Umgebungsraubbau

Interview mit Eduard Issel, Immoinvest
21.02.2009

Blatt’l: Vor kurzem habe ich in einem Ihrer Statements das Wort Umgebungsraubbau gehört. Was meinen Sie damit?

Eduard Issel: Dieser Begriff ist eine Wortschöpfung von mir. Er ist eine konzentrierte Beschreibung einer Kette von Handlungen und Unterlassungen, die ich als Sünden gegen die Interessen einer Landschaft oder eines Wohngebietes ansehe.

Blatt’l: Was meinen Sie damit konkret?

Eduard Issel: Man suche in einer möglichst schönen Wohngegend eine Liegenschaft. Sie sollte am besten in einer Schutzzone liegen, das hat zwei Vorteile: Einerseits ist sie in eine attraktive Umgebung eingebettet und andererseits ist sie wegen der eingeschränkten Bebaubarkeit üblicherweise billiger. Zumindest lässt sich der Preis gegenüber dem Verkäufer besser verhandeln.

Blatt’l: Wie geht’s dann weiter?

Eduard Issel: Das hängt von der Zielsetzung des Käufers ab. Im Idealfall wird die Liegenschaft liebevoll restauriert, adaptiert und erhalten. Damit werden das Ensemble und das Ortsbild aufgewertet. Auch der Wohnwert ist in sanierten alten Gemäuern wesentlich höher. Leider ist das aber nur der kleinere Teil der Realität. Oftmals ist die Zielsetzung eine rein finanziell-spekulative, die sich in folgender manchmal dreisten Vorgangsweise manifestiert: Zunächst wird der bewusste Verfall der Liegenschaft mit dem Ziel einer technischen und wirtschaftlichen Abbruchreife gefördert. Diese erreicht man einfach durch Vernachlässigung (ignorierte Dachschäden, Wasserschäden, offenstehende Türen, schadhafte Verblechungen usw.).
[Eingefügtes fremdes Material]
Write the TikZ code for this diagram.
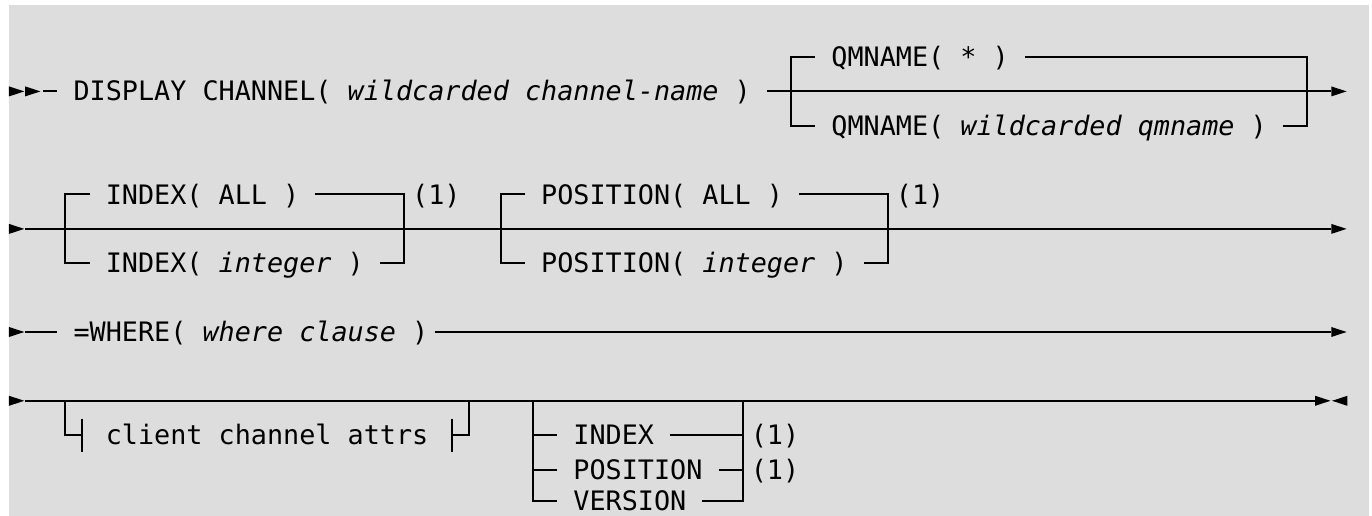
\documentclass[tikz,border=0pt]{standalone}
\usepackage{fontspec}
\newfontfamily\monofam{DejaVu Sans Mono}[ItalicFont={DejaVu Sans Mono Oblique}]
\definecolor{bgray}{RGB}{221,221,221}
\def\rA{57}\def\rB{91.4}\def\rC{125.8}
\def\rD{194.5}\def\rE{228.9}\def\rF{263.3}
\def\rG{332}
\def\rH{400.8}\def\rI{435.2}\def\rJ{469.6}\def\rK{501}
\def\bl{9.6}
\begin{document}
\begin{tikzpicture}[x=12.094pt,y=-0.75pt,
  rail/.style={line width=1.5pt, line cap=butt, line join=miter},
  tipfill/.style={fill=black},
  txt/.style={anchor=base west, inner sep=0pt, outer sep=0pt,
    font=\monofam\fontsize{20.09pt}{24pt}\selectfont},
  var/.style={txt, font=\monofam\itshape\fontsize{20.09pt}{24pt}\selectfont}]
\useasboundingbox (-0.5581,0) rectangle (84.527,516);
\fill[white] (-0.5581,0) rectangle (84.527,516);
\fill[bgray] (0,5) rectangle (84.341,516);

% ---------- row 1 ----------
\fill[tipfill] (0,\rB-5) -- (0,\rB+5) -- (0.95,\rB) -- cycle;
\fill[tipfill] (1,\rB-5) -- (1,\rB+5) -- (1.95,\rB) -- cycle;
\coordinate (s1a) at (2.1,\rB); \coordinate (s1b) at (3,\rB);
\draw[rail] (s1a) -- (s1b);
\node[txt] (disp) at (4,\rB+\bl) {DISPLAY CHANNEL(};
\node[var] (chn) at (21,\rB+\bl) {wildcarded channel-name};
\node[txt] (cp1) at (45,\rB+\bl) {)};
\coordinate (m1a) at (47,\rB); \coordinate (m1b) at (82,\rB);
\draw[rail] (m1a) -- (m1b);
\fill[tipfill] (82,\rB-5) -- (82,\rB+5) -- (82.95,\rB) -- cycle;
\draw[rail] (50,\rA) -- (48.5,\rA) -- (48.5,\rC) -- (50,\rC);
\node[txt] (qm1) at (51,\rA+\bl) {QMNAME( * )};
\draw[rail] (63,\rA) -- (80.5,\rA) -- (80.5,\rC) -- (79,\rC);
\node[txt] (qm2a) at (51,\rC+\bl) {QMNAME(};
\node[var] (qm2b) at (59,\rC+\bl) {wildcarded qmname};
\node[txt] (qm2c) at (77,\rC+\bl) {)};

% ---------- row 2 ----------
\fill[tipfill] (0,\rE-5) -- (0,\rE+5) -- (0.95,\rE) -- cycle;
\draw[rail] (1,\rE) -- (82,\rE);
\fill[tipfill] (82,\rE-5) -- (82,\rE+5) -- (82.95,\rE) -- cycle;
\draw[rail] (5,\rD) -- (3.5,\rD) -- (3.5,\rF) -- (5,\rF);
\node[txt] (ix1) at (6,\rD+\bl) {INDEX( ALL )};
\draw[rail] (19,\rD) -- (24.5,\rD) -- (24.5,\rF) -- (23,\rF);
\node[txt] (n1a) at (25,\rD+\bl) {(1)};
\node[txt] (ix2a) at (6,\rF+\bl) {INDEX(};
\node[var] (ix2b) at (13,\rF+\bl) {integer};
\node[txt] (ix2c) at (21,\rF+\bl) {)};
\draw[rail] (32,\rD) -- (30.5,\rD) -- (30.5,\rF) -- (32,\rF);
\node[txt] (ps1) at (33,\rD+\bl) {POSITION( ALL )};
\draw[rail] (49,\rD) -- (54.5,\rD) -- (54.5,\rF) -- (53,\rF);
\node[txt] (n1b) at (55,\rD+\bl) {(1)};
\node[txt] (ps2a) at (33,\rF+\bl) {POSITION(};
\node[var] (ps2b) at (43,\rF+\bl) {integer};
\node[txt] (ps2c) at (51,\rF+\bl) {)};

% ---------- row 3 ----------
\fill[tipfill] (0,\rG-5) -- (0,\rG+5) -- (0.95,\rG) -- cycle;
\draw[rail] (1,\rG) -- (3,\rG);
\node[txt] (wh1) at (4,\rG+\bl) {=WHERE(};
\node[var] (wh2) at (12,\rG+\bl) {where clause};
\node[txt] (wh3) at (25,\rG+\bl) {)};
\draw[rail] (26.4,\rG) -- (82,\rG);
\fill[tipfill] (82,\rG-5) -- (82,\rG+5) -- (82.95,\rG) -- cycle;

% ---------- row 4 ----------
\fill[tipfill] (0,\rH-5) -- (0,\rH+5) -- (0.95,\rH) -- cycle;
\draw[rail] (1,\rH) -- (81,\rH);
\fill[tipfill] (81,\rH-5) -- (81,\rH+5) -- (81.95,\rH) -- cycle;
\fill[tipfill] (83,\rH-5) -- (83,\rH+5) -- (82.05,\rH) -- cycle;
\draw[rail] (3.5,\rH) -- (3.5,\rI) -- (4.5,\rI);
\draw[rail] (4.5,\rI-16.5) -- (4.5,\rI+16.5);
\node[txt] (cca) at (6,\rI+\bl) {client channel attrs};
\draw[rail] (27.5,\rI-16.5) -- (27.5,\rI+16.5);
\draw[rail] (27.5,\rI) -- (28.5,\rI) -- (28.5,\rH);
\draw[rail] (32.5,\rH) -- (32.5,\rK) -- (34,\rK);
\draw[rail] (32.5,\rI) -- (34,\rI);
\draw[rail] (32.5,\rJ) -- (34,\rJ);
\node[txt] (o1) at (35,\rI+\bl) {INDEX};
\draw[rail] (41,\rI) -- (45.5,\rI);
\node[txt] (n1c) at (46,\rI+\bl) {(1)};
\node[txt] (o2) at (35,\rJ+\bl) {POSITION};
\draw[rail] (44,\rJ) -- (45.5,\rJ);
\node[txt] (n1d) at (46,\rJ+\bl) {(1)};
\node[txt] (o3) at (35,\rK+\bl) {VERSION};
\draw[rail] (43,\rK) -- (45.5,\rK) -- (45.5,\rH);
\end{tikzpicture}
\end{document}
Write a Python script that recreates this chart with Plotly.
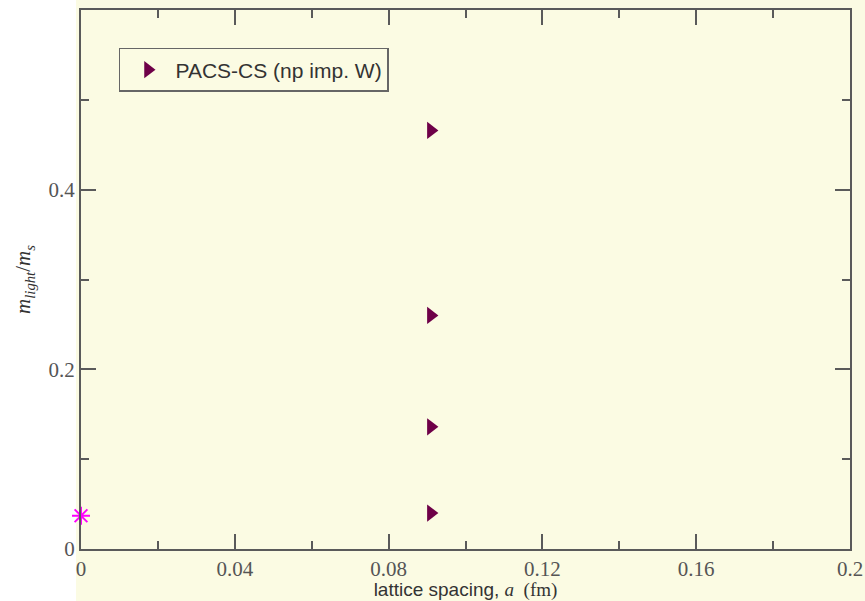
import plotly.graph_objects as go

# Data
pacs_a = [0.091, 0.091, 0.091, 0.091]
pacs_ratio = [0.466, 0.260, 0.136, 0.040]
phys_a = [0.0]
phys_ratio = [0.037]

x_tickvals = [0, 0.04, 0.08, 0.12, 0.16, 0.2]
x_ticktext = ["0", "0.04", "0.08", "0.12", "0.16", "0.2"]
y_tickvals = [0, 0.2, 0.4]
y_ticktext = ["0", "0.2", "0.4"]

BG = "#fbfbe3"
AX = "#5a5a5a"

fig = go.Figure()
fig.add_trace(go.Scatter(
    x=pacs_a, y=pacs_ratio, mode="markers", name="PACS-CS (np imp. W)",
    marker=dict(symbol="triangle-right", size=15, color="#6e0048"),
    cliponaxis=False))
fig.add_trace(go.Scatter(
    x=phys_a, y=phys_ratio, mode="markers", showlegend=False,
    marker=dict(symbol="asterisk-open", size=15, color="#ff00ff",
                line=dict(color="#ff00ff", width=2)),
    cliponaxis=False))

axis_common = dict(
    showgrid=False, zeroline=False, showline=True, linecolor=AX, linewidth=2,
    mirror="allticks", ticks="inside", ticklen=15, tickwidth=2, tickcolor=AX,
    automargin=False,
    tickfont=dict(family="Liberation Serif", size=21, color="#555555"),
)

fig.update_xaxes(
    range=[0, 0.2], tickvals=x_tickvals, ticktext=x_ticktext,
    minor=dict(ticks="inside", ticklen=8, tickwidth=2, tickcolor=AX, dtick=0.02, tick0=0),
    title=dict(
        text='lattice spacing, <span style="font-family:Liberation Serif"><i>a</i>  (fm)</span>',
        font=dict(family="Liberation Sans", size=19, color="#333333"), standoff=2),
    **axis_common)
fig.update_yaxes(
    range=[0, 0.6], tickvals=y_tickvals, ticktext=y_ticktext,
    minor=dict(ticks="inside", ticklen=8, tickwidth=2, tickcolor=AX, dtick=0.1, tick0=0),
    title=dict(text="<i>m</i><sub><i>light</i></sub>/<i>m</i><sub><i>s</i></sub>",
               font=dict(family="Liberation Serif", size=21, color="#333333"), standoff=12),
    **axis_common)

fig.add_shape(type="rect", xref="paper", yref="paper",
              x0=-0.2, x1=-5/769, y0=-0.2, y1=1.1,
              fillcolor="white", line=dict(width=0), layer="below")

fig.update_layout(
    width=865, height=601,
    margin=dict(l=81, r=15, t=10, b=52, autoexpand=False),
    paper_bgcolor=BG, plot_bgcolor=BG,
    legend=dict(x=0.0494, y=0.9295, xanchor="left", yanchor="top",
                bgcolor=BG, bordercolor="#666666", borderwidth=1.5,
                itemwidth=45,
                font=dict(family="Liberation Sans", size=21, color="#333333")),
)

fig.write_html("out.html")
Dann wird ein Projekt unter Ausnutzung aller technischen Möglichkeiten und „geringfügigen“ Überschreitungen der Flächenwidmungen und nachträglicher Planabänderungen durchgezogen. Natürlich unter Ausnutzung aller wirtschaftlichen und politischen Lobbyingmöglichkeiten (vornehm ausgedrückt). Klarerweise führt die Maximierung der verkaufbaren Fläche zu unästhetischen Ergebnissen, die den eigentlichen Umgebungsraubbau darstellen. Der Investor verlässt mit hohem Gewinn möglichst rasch den Ort des Geschehens. Die Rechnung bezahlen die Anrainer mit dem Wertverlust ihrer eigenen Liegenschaft und der Ort verliert an Attraktivität.

Blatt’l: Wie erklären Sie die erwähnten Unterlassungen als weitere Ursache für den Umgebungsraubbau?

Eduard Issel: Das ist ein weites Feld. Es beginnt schon mit der privaten Unterlassung von notwendigen Erhaltungsarbeiten und sachgerechten Verschönerungsmaßnahmen (neben unästhetischen Maßnahmen wie blickdichte Zäune, schlimmstenfalls sogar mit unschönen Kunststoffelementen oder Planken). Dies ist ebenfalls als Angriff auf das Ortsbild zu sehen. Noch schlimmer ist die öffentliche Unterlassung, die als Pendant zu den blickdichten Zäunen zu einer gewissen Narrenfreiheit der Werbefirmen mit ihren Plakatwänden führt. Die Untätigkeit der Behörden sogar bei offensichtlich bewusst gesetzten Verfallsmaßnahmen kann exemplarisch an den Häusern Hietzinger Hauptstraße 170 sowie Einsiedeleigasse 4 und 6 eindrucksvoll beobachtet werden. Auch der katastrophale Zustand der Straßen in den Schutzzonen speziell im Vergleich zu kleinen Orten am Lande, die ihre Zonen meist liebevoll pflegen, ist ein Beispiel für den Raubbau durch Unterlassung. Mit diesen Beispielen könnte man ein Buch füllen. Leider.